Cioè: se non sono sostenuto dalle correnti non vado avanti?
«È così, salvo casi eccezionali: e non va bene».
Eccessivo potere anche di alcune Procure?
«La politica rifiuta le regole di etica pubblica e le uniche regole sono quelle giuridiche. La classe politica non sempre è selezionata con oculatezza. Risultato: i pm spesso diventano i controllori della politica».
Che forma di garanzia può adottare la politica nei confronti dello strapotere della magistratura?
«La vecchia immunità parlamentare non credo sia una strada percorribile».
Un Lodo Alfano con veste costituzionale?
«Nel quadro delle riforma costituzionale chi ho indicato si deve anche pensare a misure che evitino la prevaricazione della magistratura sul Parlamento e viceversa, come accade in molti grandi Paesi europei».

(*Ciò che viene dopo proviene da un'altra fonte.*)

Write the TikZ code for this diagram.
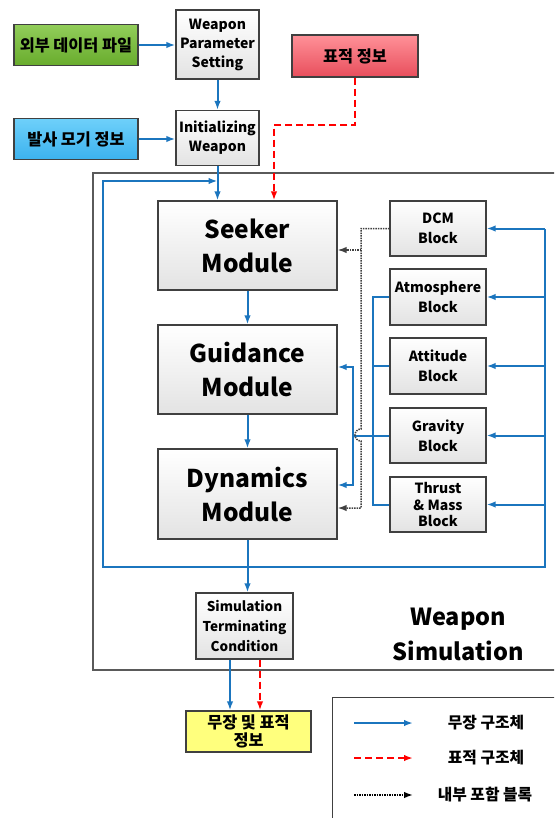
\documentclass[tikz,border=0pt]{standalone}
\usepackage{fontspec}
\setmainfont{Noto Sans CJK KR}
\usetikzlibrary{arrows.meta}
\definecolor{wblue}{RGB}{27,117,190}
\definecolor{boxgray}{RGB}{64,64,64}
\definecolor{framegray}{RGB}{90,90,90}
\definecolor{greentop}{RGB}{145,205,90}
\definecolor{greenbot}{RGB}{105,172,45}
\definecolor{skytop}{RGB}{110,208,250}
\definecolor{skybot}{RGB}{60,178,238}
\definecolor{pinktop}{RGB}{255,145,152}
\definecolor{pinkbot}{RGB}{232,78,92}
\definecolor{lemon}{RGB}{255,255,125}
\tikzset{
  box/.style={draw=boxgray, line width=1.3pt, top color=white, bottom color=gray!22,
    align=center, inner sep=0pt, font=\bfseries\fontsize{14}{19}\selectfont},
  module/.style={box, minimum width=179pt, minimum height=89pt, font=\bfseries\fontsize{24.5}{34}\selectfont},
  block/.style={box, minimum width=96pt, minimum height=55pt, font=\bfseries\fontsize{14}{20}\selectfont},
  info/.style={draw=boxgray, line width=1.3pt, minimum width=124pt, minimum height=41pt,
    align=center, inner sep=0pt, font=\bfseries\fontsize{16.3}{18}\selectfont},
  wline/.style={wblue, line width=2pt},
  tline/.style={red, line width=2pt, dash pattern=on 7pt off 4pt},
  iline/.style={black!75, line width=1.5pt, densely dotted},
  lgtext/.style={font=\bfseries\fontsize{15.8}{17}\selectfont},
}
\begin{document}
\begin{tikzpicture}[x=1pt, y=-1pt, >={Latex[length=9pt,width=6.5pt]}]
\useasboundingbox (0,0) rectangle (554,818);
\clip (0,0) rectangle (554,818);
% simulation frame
\draw[framegray, line width=1.8pt, fill=white] (93,173) rectangle (570,670);
\node[font=\bfseries\fontsize{23.5}{35}\selectfont, align=center] (simlbl) at (458,634) {Weapon\\Simulation};
% inputs
\node[info, top color=greentop, bottom color=greenbot] (extfile) at (76,45) {외부 데이터 파일};
\node[info, top color=skytop, bottom color=skybot] (launch) at (76,139) {발사 모기 정보};
\node[info, top color=pinktop, bottom color=pinkbot, minimum width=126pt, minimum height=42pt] (target) at (355,56) {표적 정보};
\node[box, minimum width=83pt, minimum height=69pt] (wps) at (217.5,44.5) {Weapon\\Parameter\\Setting};
\node[box, minimum width=83pt, minimum height=55pt] (init) at (217.5,138) {Initializing\\Weapon};
% modules
\node[module] (seeker) at (247.5,245.5) {Seeker\\Module};
\node[module] (guid) at (247.5,369.5) {Guidance\\Module};
\node[module, minimum height=90pt] (dyn) at (247.5,494) {Dynamics\\Module};
% blocks
\node[block] (dcm) at (438,228.5) {DCM\\Block};
\node[block, minimum height=56pt] (atm) at (438,297) {Atmosphere\\Block};
\node[block, minimum height=56pt] (att) at (438,366) {Attitude\\Block};
\node[block] (grav) at (438,435.5) {Gravity\\Block};
\node[block, font=\bfseries\fontsize{14}{16.5}\selectfont] (thr) at (438,504.5) {Thrust\\\& Mass\\Block};
% end of run
\node[box, minimum width=97pt, minimum height=66pt, font=\bfseries\fontsize{13.5}{20}\selectfont] (term) at (244.5,626) {Simulation\\Terminating\\Condition};
\node[info, fill=lemon, minimum width=125pt] (result) at (248.5,731.5) {무장 및 표적\\정보};

% weapon flow
\draw[wline,->] (extfile.east) -- (extfile.east -| wps.west);
\draw[wline,->] (wps) -- (init);
\draw[wline,->] (launch.east) -- (launch.east -| init.west);
\draw[wline,->] (init.south) -- (init.south |- seeker.north);
\draw[wline,->] (seeker) -- (guid);
\draw[wline,->] (guid) -- (dyn);
\draw[wline,->] (dyn.south) -- (dyn.south |- term.north);
% loop back
\coordinate (railL) at (103,567);
\coordinate (railR) at (545,567);
\coordinate (topL) at (103,181);
\draw[wline,->] (dyn.south |- railL) -- (railL) -- (topL) -- (topL -| init.south);
\draw[wline] (dyn.south |- railR) -- (railR) -- (railR |- dcm.east);
\foreach \b in {dcm,atm,att,grav,thr}
  \draw[wline,->] (railR |- \b.east) -- (\b.east);
% block outputs
\coordinate (busA) at (373,0);
\coordinate (busB) at (353,0);
\coordinate (gIn) at ([yshift=2.5pt]guid.east);
\coordinate (dIn) at ([yshift=9pt]dyn.east);
\draw[wline] (atm.west) -- (atm.west -| busA) -- (thr.west -| busA) -- (thr.west);
\draw[wline] (att.west) -- (att.west -| busA);
\draw[wline] (grav.west) -- (grav.west -| busB);
\draw[wline,<->] (gIn) -- (gIn -| busB) -- (dIn -| busB) -- (dIn);
% DCM link
\coordinate (busC) at (361,0);
\coordinate (hop) at (361,429);
\coordinate (sIn) at ([yshift=-4.5pt]seeker.east);
\coordinate (dIn2) at ([yshift=-14pt]dyn.east);
\draw[iline,->] (dcm.west) -- (dcm.west -| busC) -- (hop) arc[start angle=270, end angle=90, radius=6] -- (busC |- dIn2) -- (dIn2);
\draw[iline,->] (sIn -| busC) -- (sIn);
% target flow
\coordinate (bendT) at (0,125);
\coordinate (seekT) at ([xshift=26.5pt]seeker.north);
\draw[tline,->] (target.south) -- (target.south |- bendT) -- (bendT -| seekT) -- (seekT);
\coordinate (outB) at ([xshift=-14.5pt]term.south);
\coordinate (outR) at ([xshift=15.5pt]term.south);
\draw[wline,->] (outB) -- (outB |- result.north);
\draw[tline,->] (outR) -- (outR |- result.north);

% legend
\node[draw=boxgray, line width=1.3pt, fill=white, minimum width=240pt, minimum height=140pt, anchor=north west] (legend) at (332,697) {};
\coordinate (lgA) at (354,723);
\coordinate (lgB) at (354,758);
\coordinate (lgC) at (354,795);
\draw[wline,->] (lgA) -- ++(59,0);
\draw[tline,->] (lgB) -- ++(59,0);
\draw[black, line width=1.5pt, densely dotted,->] (lgC) -- ++(59,0);
\node[lgtext] (lgAt) at (486,723) {무장 구조체};
\node[lgtext] (lgBt) at (486,758) {표적 구조체};
\node[lgtext] (lgCt) at (485,795) {내부 포함 블록};
\end{tikzpicture}
\end{document}
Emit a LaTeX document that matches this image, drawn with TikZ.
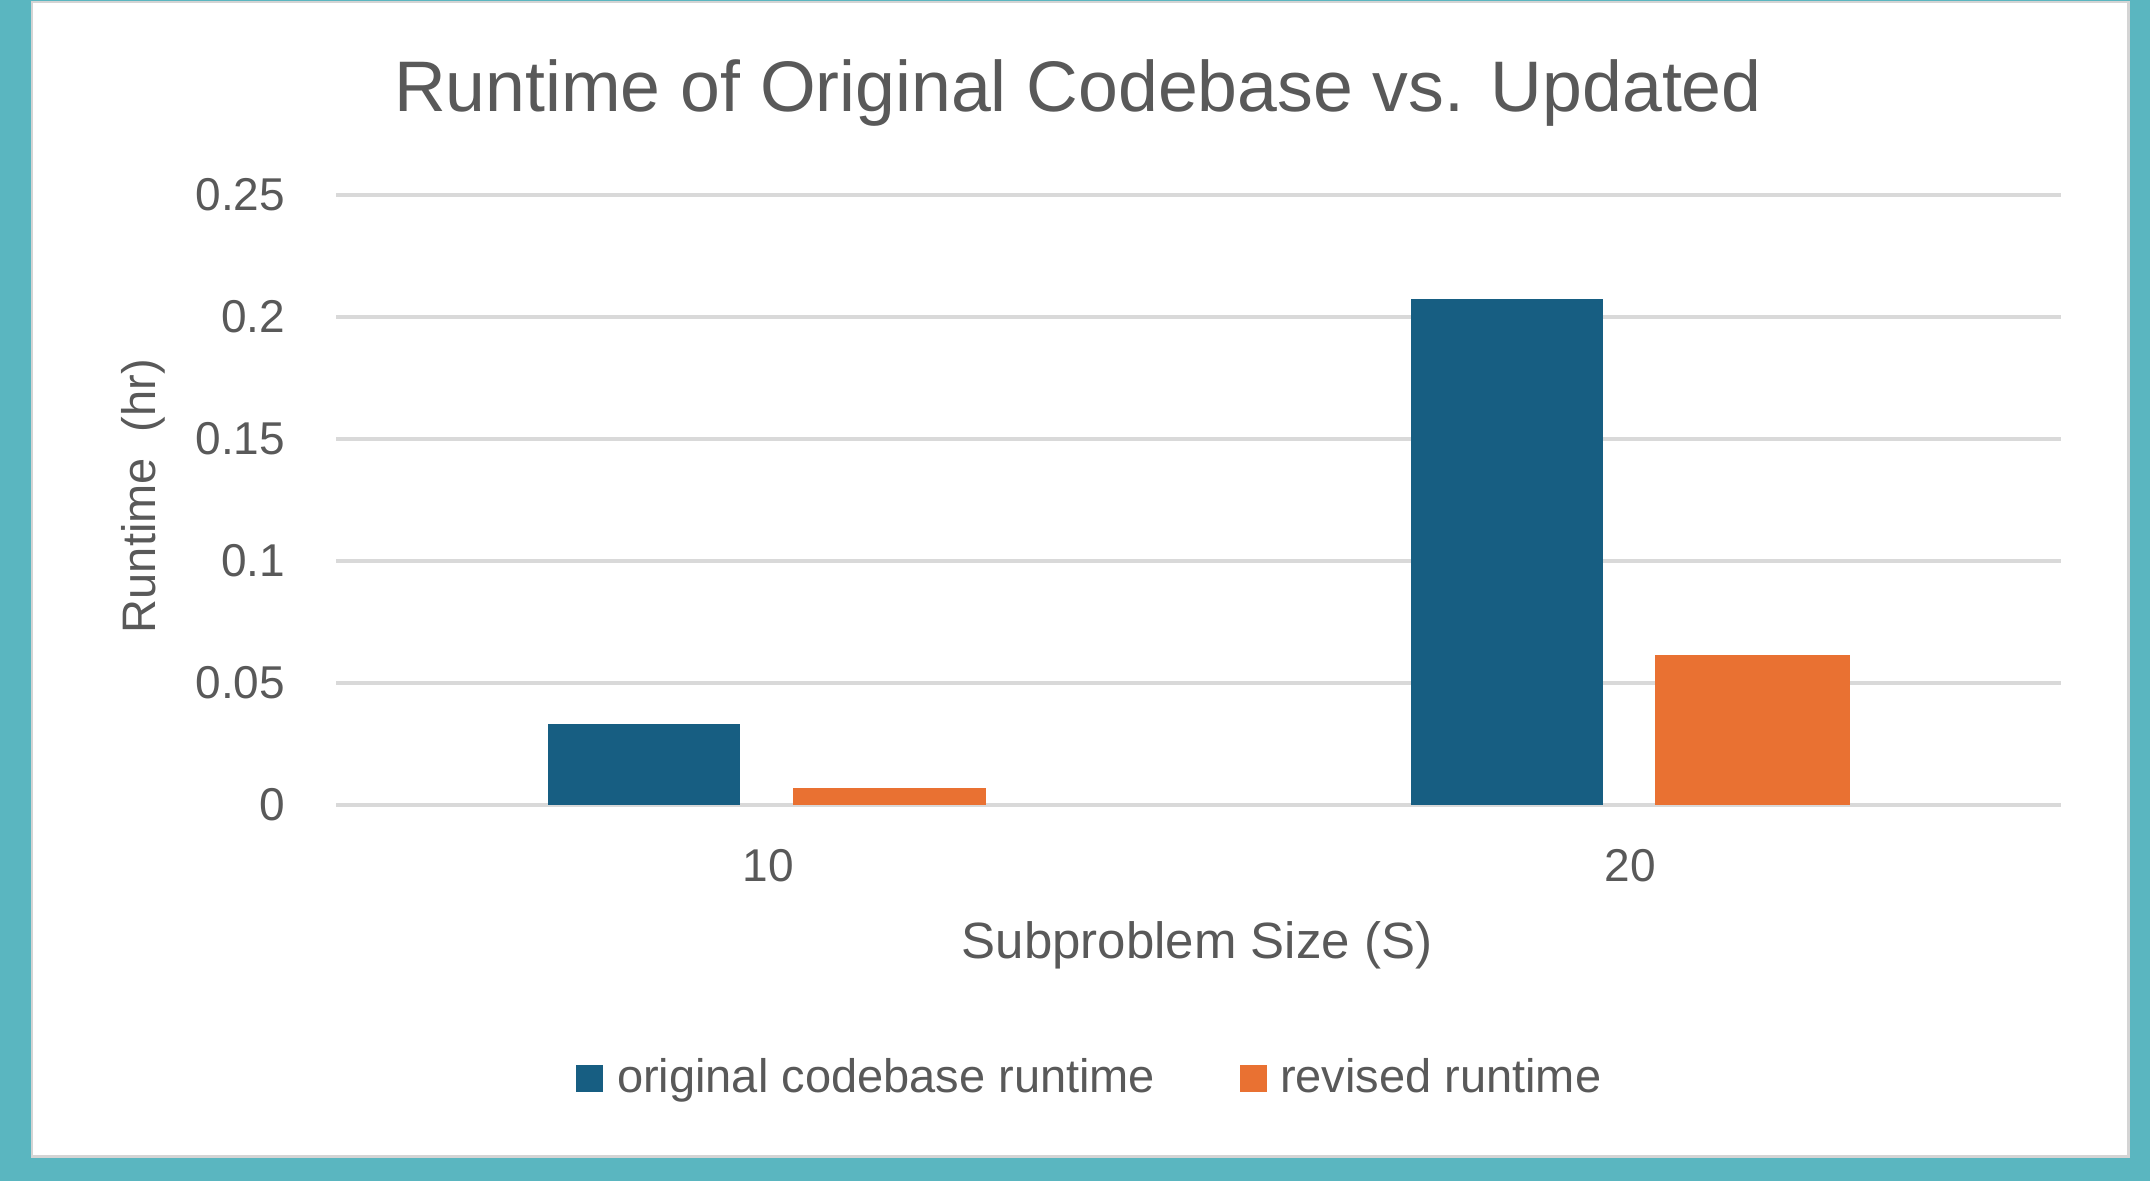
\documentclass[tikz,border=0pt]{standalone}
\usepackage{fontspec}
\setmainfont{Liberation Sans}
\definecolor{framebg}{HTML}{5AB6C0}
\definecolor{paneledge}{HTML}{D4D4D4}
\definecolor{gridgray}{HTML}{D9D9D9}
\definecolor{textgray}{HTML}{595959}
\definecolor{origblue}{HTML}{175E82}
\definecolor{revorange}{HTML}{E97132}
\tikzset{
  txt/.style={text=textgray, inner sep=0pt, outer sep=0pt},
  ticklbl/.style={txt, anchor=east, font=\fontsize{23}{23}\selectfont},
  catlbl/.style={txt, anchor=center, font=\fontsize{23}{23}\selectfont},
  axtitle/.style={txt, font=\fontsize{25.5}{25.5}\selectfont},
  legtxt/.style={txt, anchor=base west, font=\fontsize{23.5}{23.5}\selectfont},
  gridline/.style={draw=gridgray, line width=1.6pt},
  barorig/.style={fill=origblue},
  barrev/.style={fill=revorange},
}
\begin{document}
\begin{tikzpicture}[x=0.5pt, y=-0.5pt]
  \useasboundingbox (0,0) rectangle (2150,1181);
  % teal frame and white chart panel
  \fill[framebg] (0,0) rectangle (2150,1181);
  \fill[paneledge] (31,1) rectangle (2130,1158);
  \fill[white] (33,3) rectangle (2127,1155);

  % title
  \node[txt, anchor=base, font=\fontsize{35.8}{35.8}\selectfont] (title) at (1078,112)
    {Runtime of Original Codebase vs. Updated};

  % horizontal grid lines and value labels (0.05 = 122 px)
  \foreach \v/\lbl [count=\i] in {0/0, 0.05/0.05, 0.1/0.1, 0.15/0.15, 0.2/0.2, 0.25/0.25} {
    \pgfmathsetmacro{\yy}{805 - \v*2440}
    \draw[gridline] (336,\yy) -- (2061,\yy);
    \node[ticklbl] (tick\i) at (285,\yy) {\lbl};
  }

  % bars: original codebase runtime (blue) and revised runtime (orange)
  \fill[barorig] (548,805) rectangle (740,724);
  \fill[barrev]  (793,805) rectangle (986,788);
  \fill[barorig] (1411,805) rectangle (1603,299);
  \fill[barrev]  (1655,805) rectangle (1850,655);

  % category labels
  \node[catlbl] (cat10) at (768,866) {10};
  \node[catlbl] (cat20) at (1630,866) {20};

  % axis titles
  \node[axtitle, anchor=base] (xtitle) at (1197,958) {Subproblem Size (S)};
  \node[txt, font=\fontsize{23.5}{23.5}\selectfont, rotate=90, anchor=center] (ytitle) at (143,496) {Runtime\ \ (hr)};

  % legend
  \fill[origblue] (576,1065) rectangle (603,1092);
  \node[legtxt] (legorig) at (617,1092) {original codebase runtime};
  \fill[revorange] (1240,1065) rectangle (1267,1092);
  \node[legtxt] (legrev) at (1280,1092) {revised runtime};
\end{tikzpicture}
\end{document}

Giustizia lumaca: che fare?
«Con le stesse norme alcuni uffici sono veloci, altri sono lenti. Non è un problema di norme. Bisogna estendere i modelli virtuosi di organizzazione di uffici. Inoltre abbiamo 146 tribunali e più della metà non dispongono del personale sufficiente per lavorare bene.
E andiamo a 120...
«Poi bisogna fare pulizia di norme che appesantiscono inutilmente i procedimenti. E sono tante».